Sunday, September 05, 2010

Art and Whine

Every Labor Day weekend our town hosts an Art & Wine Festival. It's huge. One of the largest in the Bay Area. And, oh joy!, it's about three blocks from where we live.

We celebrate this occasion by staying as far away as possible from downtown. We go without food because getting to the grocery store would be a nightmare. We plan our away trips with care as we know there will be no parking in front of our house when we get back. And even though we are three whole blocks from fun central, we get groups of loud drunk people walking in front of our house and freaking out the cats.

All the neighborhood feral cats have been hiding in the relative sanctuary of our back yard all weekend. It looks like a cat apocalypse out there. Bodies everywhere. (Peacefully sleeping, of course, not dead.) But at least a half dozen of them sprawled like the Battle of Gettysburg on the concrete, under the bushes, by the chairs. There are a few in the front yard, but the sidewalks are too full of people with too much wine in them and too little taste. People carrying handmade wicker bird cages and ugly ceramic flower pots. People wearing hand-painted baseball caps with dandelions on them. People eating funnel cakes and sporting farmer's tans.

Luckily it's over. It's only a two day event and tomorrow our street will go back to being relatively quiet. There will be far fewer people in an alcoholic stupor parking in our driveway. But the neighborhood cats will still be here. Just less freaked out.


Duke said...

I like people who say they love metro areas because of all the great activities. When you ask how many they attend, the answer is usually zero.

Pro sports teams seem like a good idea until you try to actually attend a game and find you'll need to take a shuttle bus 5 miles, stand in line for everything, pay out the nose, and have drunks puking on you. The fact is, all these heralded activities are so miserable few can stomach them.

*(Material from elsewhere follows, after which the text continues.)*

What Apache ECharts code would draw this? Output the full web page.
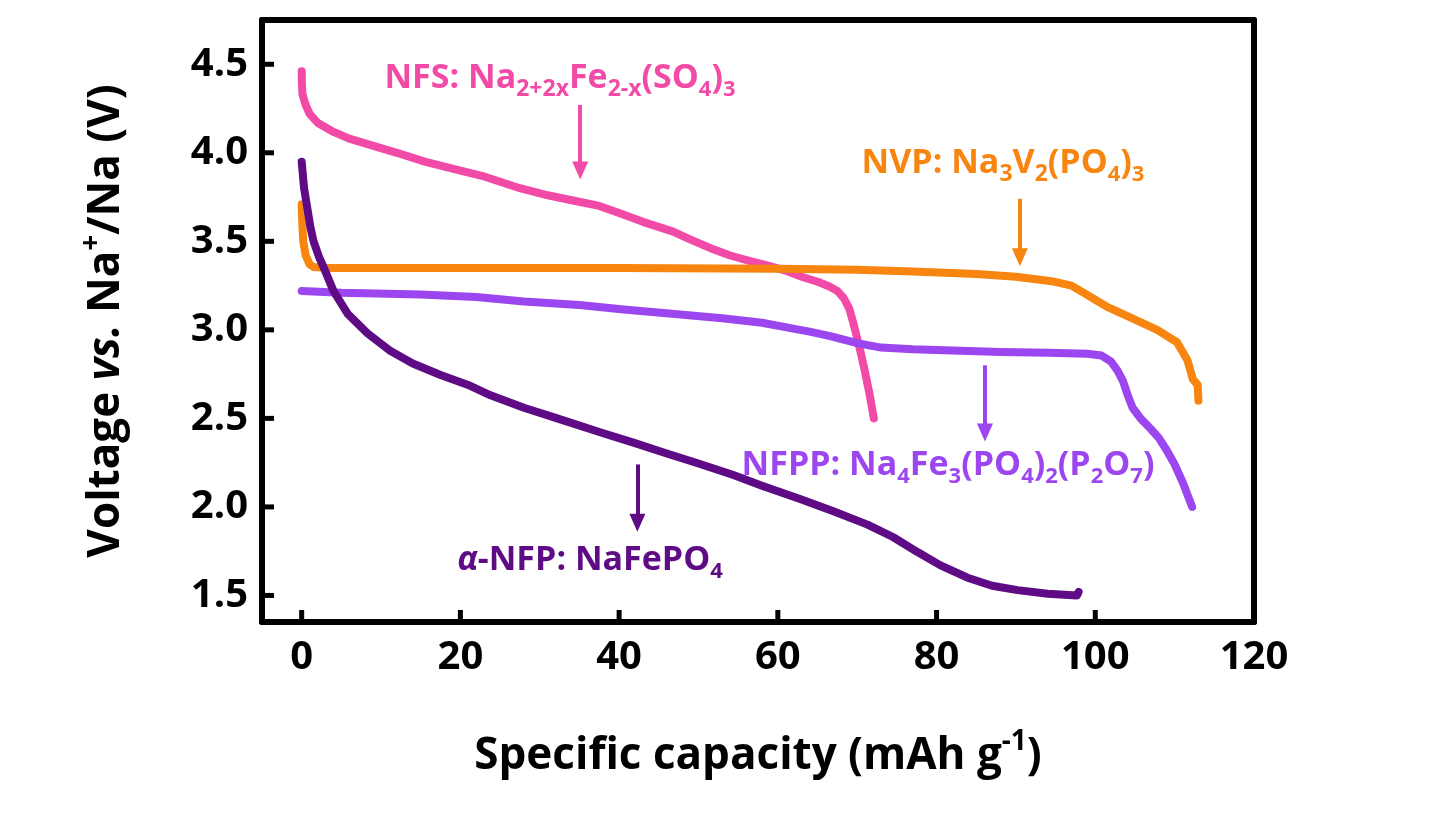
<!DOCTYPE html>
<html>
<head>
<meta charset="utf-8">
<script src="https://cdn.jsdelivr.net/npm/echarts@6/dist/echarts.min.js"></script>
<style>
  html, body { margin: 0; padding: 0; background: #fff; }
  #chart { width: 1456px; height: 840px; }
</style>
</head>
<body>
<div id="chart"></div>
<script>
// capacity (mAh/g), voltage (V) pairs
var nfsData = [[0,4.46],[0.02,4.40],[0.1,4.33],[0.5,4.27],[1.0,4.22],[2,4.17],[3.9,4.12],[6,4.08],[8.2,4.05],[12,4.0],[15.5,3.95],[19,3.91],[22.7,3.87],[27.5,3.80],[31,3.76],[34.8,3.725],[37.5,3.70],[40,3.66],[43,3.61],[46.8,3.555],[49,3.51],[51.6,3.46],[54,3.42],[56.4,3.39],[59,3.36],[61.3,3.33],[63,3.30],[65.1,3.27],[66.5,3.245],[67.5,3.22],[68.3,3.18],[69.0,3.12],[69.5,3.04],[69.9,2.97],[70.4,2.88],[70.9,2.78],[71.5,2.65],[72.1,2.50]];
var nvpData = [[0,3.71],[0.05,3.63],[0.2,3.50],[0.5,3.42],[1.0,3.37],[1.5,3.355],[3,3.35],[20,3.35],[40,3.35],[60,3.345],[70,3.34],[77,3.33],[85,3.315],[90,3.30],[94.5,3.275],[97,3.25],[98.5,3.21],[100,3.17],[101.5,3.13],[104.4,3.07],[107.8,3.0],[110.3,2.93],[111.6,2.83],[112.3,2.72],[112.9,2.69],[113,2.60]];
var nfppData = [[0,3.22],[5,3.21],[15,3.20],[22,3.185],[28,3.16],[35,3.14],[40.6,3.115],[47,3.09],[53,3.065],[58,3.04],[61.6,3.01],[64,2.99],[66.6,2.965],[70,2.925],[73,2.90],[77,2.89],[81,2.885],[88,2.875],[94,2.87],[99,2.865],[100.8,2.855],[102,2.82],[102.8,2.77],[103.5,2.71],[104.1,2.63],[104.7,2.56],[105.7,2.50],[107,2.44],[108,2.39],[109,2.32],[110,2.24],[111.1,2.13],[112.2,2.0]];
var nfpData = [[0,3.95],[0.1,3.90],[0.3,3.80],[0.7,3.69],[1.1,3.58],[1.5,3.50],[2.2,3.41],[2.8,3.35],[4,3.22],[5.8,3.09],[8.3,2.98],[11.2,2.88],[14,2.81],[17.5,2.745],[20.9,2.69],[23.8,2.63],[28,2.56],[32.2,2.50],[37.7,2.42],[42,2.36],[46.1,2.30],[50,2.245],[54.4,2.18],[58,2.12],[62.8,2.045],[67,1.975],[71.3,1.90],[74.5,1.83],[77.6,1.745],[80.5,1.67],[83.9,1.60],[87,1.555],[90.2,1.53],[94,1.51],[97.7,1.50],[97.9,1.52]];

var xTicks = [0, 20, 40, 60, 80, 100, 120];
var yTicks = [1.5, 2.0, 2.5, 3.0, 3.5, 4.0, 4.5];

// arrows: [x, yStart, yEnd]
var nfsArrow = [35.1, 4.27, 3.90];
var nvpArrow = [90.5, 3.74, 3.41];
var nfppArrow = [86.1, 2.80, 2.42];
var nfpArrow = [42.3, 2.24, 1.91];

var X_MIN = -5, X_MAX = 120, Y_MIN = 1.35, Y_MAX = 4.75;

var PINK = '#f24ba7', ORANGE = '#f7850f', PURPLE = '#9c46f0', DARK = '#5f0b86';
var FONT = 'Open Sans';

function arrow(a, color) {
  return {
    silent: true,
    symbol: ['none', 'triangle'],
    symbolSize: [16, 18],
    label: { show: false },
    itemStyle: { color: color },
    lineStyle: { type: 'solid', width: 4, color: color },
    data: [[{ coord: [a[0], a[1]] }, { coord: [a[0], a[2]] }]]
  };
}

function curve(name, data, color, arr) {
  return {
    name: name,
    type: 'line',
    data: data,
    showSymbol: false,
    smooth: false,
    color: color,
    lineStyle: { width: 8, color: color, cap: 'round', join: 'round' },
    markLine: arrow(arr, color)
  };
}

function subRich(color) {
  return {
    m: { fontFamily: FONT, fontWeight: 'bold', fontSize: 34, fill: color, lineHeight: 46 },
    s: { fontFamily: FONT, fontWeight: 'bold', fontSize: 23, fill: color, verticalAlign: 'bottom', lineHeight: 24 },
    u: { fontFamily: FONT, fontWeight: 'bold', fontSize: 22, fill: color, verticalAlign: 'bottom', lineHeight: 30 },
    i: { fontFamily: FONT, fontWeight: 'bold', fontStyle: 'italic', fontSize: 34, fill: color, lineHeight: 46 }
  };
}

function label(x, y, text, color) {
  return {
    type: 'text', x: x, y: y, silent: true, z: 100,
    style: { text: text, rich: subRich(color), fill: color, align: 'center', verticalAlign: 'middle',
      fontFamily: FONT, fontWeight: 'bold', fontSize: 34 }
  };
}

function frameLine() {
  return { show: true, onZero: false, lineStyle: { color: '#000', width: 6 } };
}

var chart = echarts.init(document.getElementById('chart'), null, { renderer: 'canvas' });

var option = {
  backgroundColor: '#fff',
  animation: false,
  grid: { left: 262, right: 202, top: 20, bottom: 218 },
  xAxis: [{
    type: 'value', min: X_MIN, max: X_MAX, position: 'bottom',
    splitLine: { show: false },
    axisLine: frameLine(),
    axisTick: { show: false },
    axisLabel: { customValues: xTicks, color: '#000', fontFamily: FONT, fontWeight: 'bold', fontSize: 40, margin: 16 },
    name: '{b|Specific capacity (mAh g}{sup|-1}{b|)}',
    nameLocation: 'middle', nameGap: 106,
    nameTextStyle: {
      rich: {
        b: { fontFamily: FONT, fontWeight: 'bold', fontSize: 44, color: '#000', lineHeight: 56 },
        sup: { fontFamily: FONT, fontWeight: 'bold', fontSize: 28, color: '#000', verticalAlign: 'top', lineHeight: 32 }
      }
    }
  }, {
    type: 'value', min: X_MIN, max: X_MAX, position: 'top',
    splitLine: { show: false }, axisLine: frameLine(), axisTick: { show: false }, axisLabel: { show: false }
  }],
  yAxis: [{
    type: 'value', min: Y_MIN, max: Y_MAX, position: 'left',
    splitLine: { show: false },
    axisLine: frameLine(),
    axisTick: { show: false },
    axisLabel: { customValues: yTicks, color: '#000', fontFamily: FONT, fontWeight: 'bold', fontSize: 40, margin: 14,
      formatter: function (v) { return v.toFixed(1); } },
    name: '{b|Voltage }{i|vs.}{b| Na}{sup|+}{b|/Na (V)}',
    nameLocation: 'middle', nameGap: 128, nameRotate: 90,
    nameTextStyle: {
      rich: {
        b: { fontFamily: FONT, fontWeight: 'bold', fontSize: 44, color: '#000', lineHeight: 56 },
        i: { fontFamily: FONT, fontWeight: 'bold', fontStyle: 'italic', fontSize: 44, color: '#000', lineHeight: 56 },
        sup: { fontFamily: FONT, fontWeight: 'bold', fontSize: 28, color: '#000', verticalAlign: 'top', lineHeight: 32 }
      }
    }
  }, {
    type: 'value', min: Y_MIN, max: Y_MAX, position: 'right',
    splitLine: { show: false }, axisLine: frameLine(), axisTick: { show: false }, axisLabel: { show: false }
  }],
  series: [
    curve('NFS', nfsData, PINK, nfsArrow),
    curve('NVP', nvpData, ORANGE, nvpArrow),
    curve('NFPP', nfppData, PURPLE, nfppArrow),
    curve('α-NFP', nfpData, DARK, nfpArrow)
  ]
};

chart.setOption(option);

// inward tick marks, placed through the chart's own axis scales
var TICK_LEN = 12;
var graphics = [
  label(560, 78, '{m|NFS: Na}{s|2+2x}{m|Fe}{s|2-x}{m|(SO}{u|4}{m|)}{u|3}', PINK),
  label(1003, 163, '{m|NVP: Na}{s|3}{m|V}{s|2}{m|(PO}{u|4}{m|)}{u|3}', ORANGE),
  label(948, 465, '{m|NFPP: Na}{u|4}{m|Fe}{u|3}{m|(PO}{u|4}{m|)}{u|2}{m|(P}{u|2}{m|O}{u|7}{m|)}', PURPLE),
  label(590, 560, '{i|α}{m|-NFP: NaFePO}{u|4}', DARK)
];
xTicks.forEach(function (v) {
  if (v <= X_MIN || v >= X_MAX) return;
  var p = chart.convertToPixel({ gridIndex: 0 }, [v, Y_MIN]);
  graphics.push({ type: 'line', z: 100, silent: true,
    shape: { x1: p[0], y1: p[1], x2: p[0], y2: p[1] - TICK_LEN },
    style: { stroke: '#000', lineWidth: 5 } });
});
yTicks.forEach(function (v) {
  var p = chart.convertToPixel({ gridIndex: 0 }, [X_MIN, v]);
  graphics.push({ type: 'line', z: 100, silent: true,
    shape: { x1: p[0], y1: p[1], x2: p[0] + TICK_LEN, y2: p[1] },
    style: { stroke: '#000', lineWidth: 5 } });
});
chart.setOption({ graphic: graphics });
</script>
</body>
</html>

We have a 9 day long street party here called "Riverbend". It is held during the hotest part of July. They block miles of public roads for 2 weeks, which means I couldn't get to work. The admission is around $30 plus additional fees for anything you'd want to do. Food and drink cost almost exactly 4 times normal. They bring in porta-potties for which people are lined up 15 or 20 deep to use. Can you imagine the aroma of 60 porta-potties in 110 degree July heat? I think the attendence averaged around 80,000 per day with the final day drawing 110,000 because it has fireworks. Riverbend has been held for about 30 years and those numbers are usual.

Only areas with a lot of people have special events but those crowds make the events unusable. So you have two choices. You can live in remote ares with very few people and nothing to do or in crowded areas where there are things to do but the crowds makes them impossible to attend.

Ain't it great?

The Calico Quilter said...

Even small towns aren't immune to this silliness. My hometown has a population of 2000 and the first week after Labor Day it holds a week long shindig set up down the middle of Main Street called "Septemberfest". It makes complete chaos of trying to get anywhere. My mom has an appointment at the hair salon tomorrow and she's wondering where in the world she will find a parking spot, if she can even make it across town to the salon. In the 1970's before Septemberfest was established this town sponsored a street carnival one week every July and blocked off the entire major street through the middle of town, where my father's business happened to be located. He owned a garage and gas station, so without street access to the gas pumps and service bay he had to just shut down for a week. All the other businesses on that street, such as the department store and drugstore, didn't suffer from the inability to drive to them since there was still some parking several blocks away and customers could walk in, so it didn't adversely affect anyone's bottom line but Dad. He even let the carnival people hook up to his water lines and footed the bill for their water usage during their stay. He never griped but it absolutely wasn't fair - nobody on the city council ever made any suggestions about accomodating his business so that he wouldn't lose money.